## [GIVEN TASK]
Beneath this line sits some data. Return only its lines from the one holding "Generate a Python" through the one holding "ax = fig.add_axes([0, 0, 1, 1])", inclusive, exactly, with the images removed.

## [INFORMATION SHOWN]
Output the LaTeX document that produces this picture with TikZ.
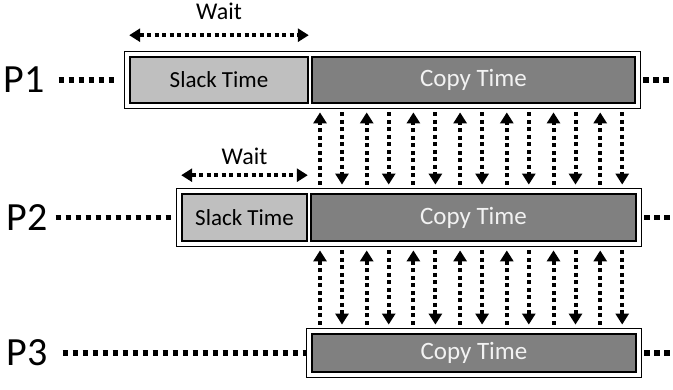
\documentclass[tikz,border=0pt]{standalone}
\usepackage{fontspec}
\setmainfont{Carlito}
\usepackage{xcolor}
\usepackage{tikz}
\usetikzlibrary{arrows.meta,positioning,fit,backgrounds}

\definecolor{slackgray}{gray}{0.75}
\definecolor{copygray}{gray}{0.5}

\begin{document}
\begin{tikzpicture}[x=1pt, y=1pt,
            slackbox/.style = {rectangle, draw, line width=1.6pt, fill=slackgray,
                               minimum height=46pt, inner sep=0pt,
                               font=\fontsize{23}{26}\selectfont},
            copybox/.style = {rectangle, draw, line width=1.6pt, fill=copygray,
                              minimum height=46pt, inner sep=0pt, text=white!95!black,
                              font=\fontsize{25}{29}\selectfont},
            framebox/.style = {rectangle, draw, line width=1.2pt, fill=white, inner sep=5pt},
            proc/.style = {inner sep=0pt, font=\fontsize{40}{46}\selectfont},
            waitlabel/.style = {inner sep=0pt, font=\fontsize{24}{28}\selectfont},
            dotline/.style = {line width=5.5pt, dash pattern=on 5.5pt off 4.5pt},
            sync/.style = {line width=4pt, dash pattern=on 4pt off 3.5pt,
                           -{Triangle[width=13pt,length=11pt]},
                           shorten <=3pt, shorten >=3pt},
            waitarrow/.style = {line width=4pt, dash pattern=on 4pt off 3.5pt,
                                {Triangle[width=13pt,length=11pt]}-{Triangle[width=13pt,length=11pt]}}]
    \useasboundingbox (0,0) rectangle (673,-390);

    % process 1
    \node[slackbox, minimum width=178pt] (slack1) at (219,-80) {Slack Time};
    \node[copybox, minimum width=323pt, right=2.4pt of slack1] (copy1) {Copy Time};
    % process 2
    \node[slackbox, minimum width=125pt, minimum height=47pt] (slack2) at (244.5,-217.5) {Slack Time};
    \node[copybox, minimum width=325pt, minimum height=47pt, right=2.4pt of slack2] (copy2) {Copy Time};
    % process 3
    \node[copybox, minimum width=324pt, minimum height=38pt] (copy3) at (474,-353) {Copy Time};

    \begin{scope}[on background layer]
        \node[framebox, fit=(slack1)(copy1)] (frame1) {};
        \node[framebox, fit=(slack2)(copy2)] (frame2) {};
        \node[framebox, fit=(copy3)] (frame3) {};
    \end{scope}

    \node[proc] (p1) at (24,-80) {P1};
    \node[proc] (p2) at (27,-217.5) {P2};
    \node[proc] (p3) at (27,-353) {P3};

    \coordinate (tail1) at (673,-80);
    \coordinate (tail2) at (673,-217.5);
    \coordinate (tail3) at (673,-353);

    % time lines
    \draw[dotline, shorten <=14pt, shorten >=6pt] (p1.east) -- (frame1.west);
    \draw[dotline, shorten <=8pt, shorten >=2pt] (p2.east) -- (frame2.west);
    \draw[dotline, shorten <=15pt] (p3.east) -- (frame3.west);
    \draw[dotline, shorten <=2pt] (frame1.east) -- (tail1);
    \draw[dotline, shorten <=2pt] (frame2.east) -- (tail2);
    \draw[dotline, shorten <=2pt] (frame3.east) -- (tail3);

    % waiting
    \draw[waitarrow] ([yshift=21pt]slack1.north west) --
        node[waitlabel, above=14pt] (wait1) {Wait} ([yshift=21pt]slack1.north east);
    \draw[waitarrow] ([yshift=18pt]slack2.north west) --
        node[waitlabel, above=9pt] (wait2) {Wait} ([yshift=18pt]slack2.north east);

    % copies between neighbours
    \foreach \i in {0,...,6} {
        \pgfmathsetmacro{\xa}{320+46.7*\i}
        \pgfmathsetmacro{\xb}{342+46.7*\i}
        \draw[sync] (\xa,0 |- frame2.north) -- (\xa,0 |- frame1.south);
        \draw[sync] (\xb,0 |- frame1.south) -- (\xb,0 |- frame2.north);
        \draw[sync] (\xa,0 |- frame3.north) -- (\xa,0 |- frame2.south);
        \draw[sync] (\xb,0 |- frame2.south) -- (\xb,0 |- frame3.north);
    }
\end{tikzpicture}
\end{document}
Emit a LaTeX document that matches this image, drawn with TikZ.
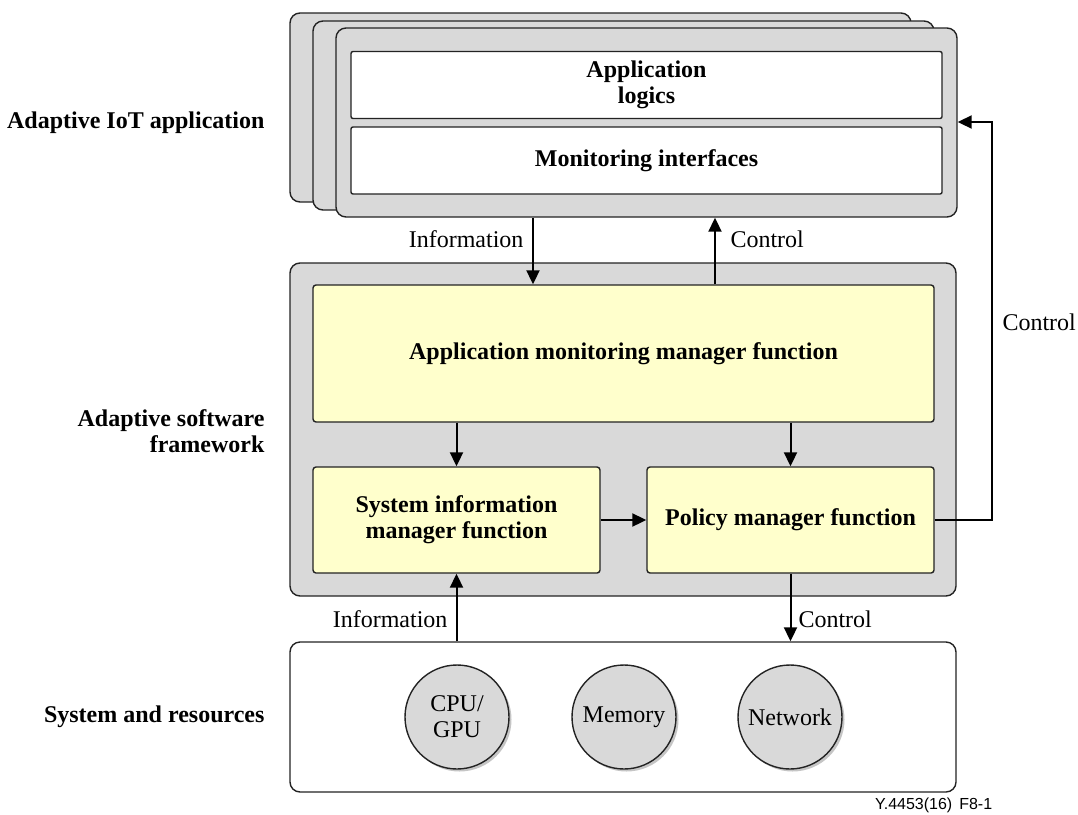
\documentclass[tikz,border=0pt]{standalone}
\usepackage{fontspec}
\setmainfont{Liberation Serif}
\newfontfamily\labelsans{Liberation Sans}
\usetikzlibrary{arrows.meta,shadows,calc}
\definecolor{boxgray}{RGB}{217,217,217}
\definecolor{boxyellow}{RGB}{255,255,204}
\definecolor{edge}{RGB}{35,35,35}
\tikzset{
  txt/.style={font=\fontsize{24}{26}\selectfont},
  btxt/.style={font=\fontsize{24}{26}\selectfont\bfseries},
  graybox/.style={draw=edge,line width=1.4pt,fill=boxgray,rounded corners=10pt,inner sep=0pt},
  whitebox/.style={draw=edge,line width=1.4pt,fill=white,rounded corners=2pt,inner sep=0pt,btxt,align=center},
  yellowbox/.style={draw=edge,line width=1.4pt,fill=boxyellow,rounded corners=3pt,inner sep=0pt,btxt,align=center},
  resbox/.style={draw=edge,line width=1.4pt,fill=white,rounded corners=10pt,inner sep=0pt},
  res/.style={circle,draw=edge,line width=1.4pt,fill=boxgray,minimum size=104pt,inner sep=0pt,txt,align=center,
    drop shadow={shadow xshift=2.5pt,shadow yshift=-2.5pt,fill=gray,opacity=0.45}},
  arr/.style={draw=black,line width=2pt,-{Triangle[length=14pt,width=13pt]}},
}
\begin{document}
\begin{tikzpicture}[x=1pt,y=-1pt]
\useasboundingbox (0,0) rectangle (1078,814);
% stacked application boxes
\node[graybox,minimum width=621pt,minimum height=189pt] (back) at (600.5,107.5) {};
\node[graybox,minimum width=621pt,minimum height=189pt] (mid) at (623.5,115.5) {};
\node[graybox,minimum width=621pt,minimum height=189pt] (front) at (646.5,122.5) {};
\node[whitebox,minimum width=591pt,minimum height=67pt] (logic) at (646.5,85) {Application\\logics};
\node[whitebox,minimum width=591pt,minimum height=67pt] (monif) at (646.5,160.5) {Monitoring interfaces};
% framework
\node[graybox,minimum width=666pt,minimum height=333pt] (frame) at (623,429.5) {};
\node[yellowbox,minimum width=621pt,minimum height=137pt] (amm) at (623.5,353.5) {Application monitoring manager function};
\node[yellowbox,minimum width=287pt,minimum height=106pt] (sim) at (456.5,520) {System information\\manager function};
\node[yellowbox,minimum width=287pt,minimum height=106pt] (pol) at (790.5,520) {Policy manager function};
% resources
\node[resbox,minimum width=666pt,minimum height=150pt] (sys) at (623,717) {};
\node[res] (cpu) at (457,717) {CPU/\\GPU};
\node[res] (mem) at (624,717) {Memory};
\node[res] (net) at (790,717) {Network};
% left labels
\node[btxt,anchor=east] (l1) at (268,123) {Adaptive IoT application};
\node[btxt,anchor=east,align=right] (l2) at (268,431) {Adaptive software\\framework};
\node[btxt,anchor=east] (l3) at (268,717) {System and resources};
% helper coordinates
\coordinate (xi) at (533,0);
\coordinate (xc) at (715,0);
\coordinate (ya) at (0,122);
\coordinate (xr) at (992,0);
% connectors
\draw[arr] (xi |- front.south) -- (xi |- amm.north);
\draw[arr] (xc |- amm.north) -- (xc |- front.south);
\draw[arr] (amm.south -| sim.north) -- (sim.north);
\draw[arr] (amm.south -| pol.north) -- (pol.north);
\draw[arr] (sim.east) -- (pol.west);
\draw[arr] (pol.east) -- (xr |- pol.east) |- (front.east |- ya);
\draw[arr] (sim.south |- sys.north) -- (sim.south);
\draw[arr] (pol.south) -- (pol.south |- sys.north);
% connector labels
\node[txt,anchor=east] (t1) at (527,239) {Information};
\node[txt,anchor=west] (t2) at (727,239) {Control};
\node[txt,anchor=west] (t3) at (999,322) {Control};
\node[txt,anchor=east] (t4) at (451,619) {Information};
\node[txt,anchor=west] (t5) at (795,619) {Control};
\node[font=\labelsans\fontsize{16}{18}\selectfont,anchor=west,inner sep=0pt] (fig) at (875,805) {Y.4453(16)\hspace{7pt}F8-1};
\end{tikzpicture}
\end{document}
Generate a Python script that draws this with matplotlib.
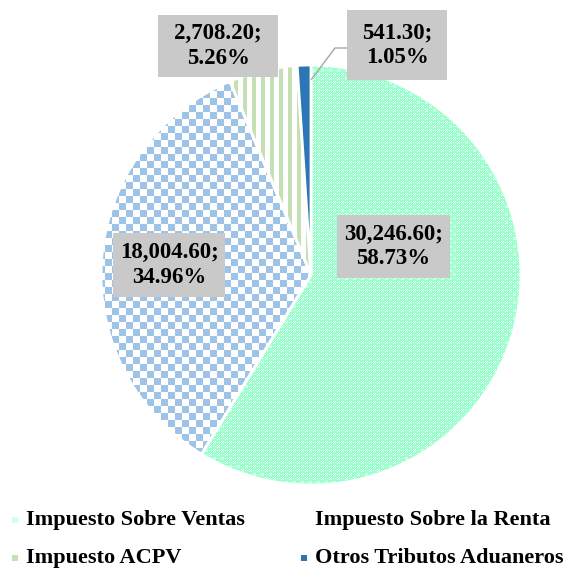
import numpy as np
import matplotlib
matplotlib.use("Agg")
import matplotlib.pyplot as plt
from matplotlib.patches import Rectangle

# Recaudación por tipo de tributo
categories = ["Impuesto Sobre Ventas", "Impuesto Sobre la Renta",
              "Impuesto ACPV", "Otros Tributos Aduaneros"]
values = [30246.60, 18004.60, 2708.20, 541.30]

W, H = 584, 575
MINT = np.array([153, 255, 204]) / 255
BLUE = np.array([157, 195, 230]) / 255
GREEN = np.array([197, 224, 180]) / 255
DARK = "#2E75B6"

fig = plt.figure(figsize=(W / 100, H / 100), dpi=100)
ax = fig.add_axes([0, 0, 1, 1])


def Y(y):
    """Convert a top-down pixel row into data coordinates."""
    return H - y


# --- fill textures (one texel per output pixel) ---
yy, xx = np.mgrid[0:H, 0:W]


def paint(mask, color):
    img = np.ones((H, W, 4))
    img[mask, :3] = color
    return img


# blue checkerboard
tex_renta = paint(((xx // 7 + yy // 7) % 2) == 0, BLUE)
# green vertical stripes
tex_acpv = paint((xx % 9) < 4, GREEN)
# mint dotted checker
cx, cy = xx % 8, yy % 8


def wrap_d2(c, c0, n=8):
    d = np.abs(c - c0)
    return np.minimum(d, n - d) ** 2


d1 = wrap_d2(cx, 2) + wrap_d2(cy, 2)
d2 = wrap_d2(cx, 6) + wrap_d2(cy, 6)
dots = (d1 <= 9) | (d2 <= 9)
dash = ((cy == 2) & (cx >= 1) & (cx <= 3)) | ((cy == 6) & (cx >= 5) & (cx <= 7))
tex_ventas = paint(dots & ~dash, MINT)
tex_ventas[dots & dash, :3] = 0.6 * MINT + 0.4
textures = [tex_ventas, tex_renta, tex_acpv, None]

# --- pie ---
center = (311, Y(275))
radius = 210
wedges, _ = ax.pie(values, startangle=90, counterclock=False,
                   center=center, radius=radius, frame=True,
                   colors=["none", "none", "none", DARK],
                   wedgeprops=dict(edgecolor="white", linewidth=2))
for w, tex in zip(wedges, textures):
    w.set_zorder(3)
    if tex is not None:
        im = ax.imshow(tex, extent=(0, W, 0, H), origin="upper",
                       interpolation="nearest", zorder=2)
        im.set_clip_path(w)

# --- value labels ---
total = sum(values)
label_boxes = [  # (cx, cy, w, h) in pixels from top-left
    (393.5, 246.5, 113, 63),
    (169, 265, 112, 64),
    (218, 46, 120, 62),
    (397, 45, 100, 70),
]
font = dict(family=["Liberation Serif", "DejaVu Serif"], weight="bold", size=16.5)
for v, (bx, by, bw, bh) in zip(values, label_boxes):
    ax.add_patch(Rectangle((bx - bw / 2, Y(by + bh / 2)), bw, bh,
                           facecolor="#C9C9C9", edgecolor="none", zorder=5))
    ax.text(bx, Y(by), f"{v:,.2f};\n{v / total * 100:.2f}%", ha="center",
            va="center", multialignment="center", linespacing=1.25,
            color="black", zorder=6, **font)

# leader line for the smallest slice
ax.plot([347, 335, 311], [Y(48), Y(48), Y(80)], color="#A6A6A6",
        linewidth=1, zorder=4, solid_capstyle="butt")

# --- legend ---
legend_marks = [(MINT * 0.45 + 0.55), (1, 1, 1), GREEN, DARK]
legend_pos = [(12, 520), (301, 520), (12, 558), (301, 558)]
for name, col, (lx, ly) in zip(categories, legend_marks, legend_pos):
    ax.add_patch(Rectangle((lx, Y(ly + 3)), 6, 6, facecolor=col,
                           edgecolor="none", zorder=5))
    ax.text(lx + 14, Y(ly), name, ha="left", va="center", color="black",
            zorder=6, **dict(font, size=16))

ax.set_xlim(0, W)
ax.set_ylim(0, H)
ax.set_aspect("auto")
ax.axis("off")
fig.savefig("out.png", dpi=100, facecolor="white")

## [CORRECT ANSWER]
Generate a Python script that draws this with matplotlib.
import numpy as np
import matplotlib
matplotlib.use("Agg")
import matplotlib.pyplot as plt
from matplotlib.patches import Rectangle

# Recaudación por tipo de tributo
categories = ["Impuesto Sobre Ventas", "Impuesto Sobre la Renta",
              "Impuesto ACPV", "Otros Tributos Aduaneros"]
values = [30246.60, 18004.60, 2708.20, 541.30]

W, H = 584, 575
MINT = np.array([153, 255, 204]) / 255
BLUE = np.array([157, 195, 230]) / 255
GREEN = np.array([197, 224, 180]) / 255
DARK = "#2E75B6"

fig = plt.figure(figsize=(W / 100, H / 100), dpi=100)
ax = fig.add_axes([0, 0, 1, 1])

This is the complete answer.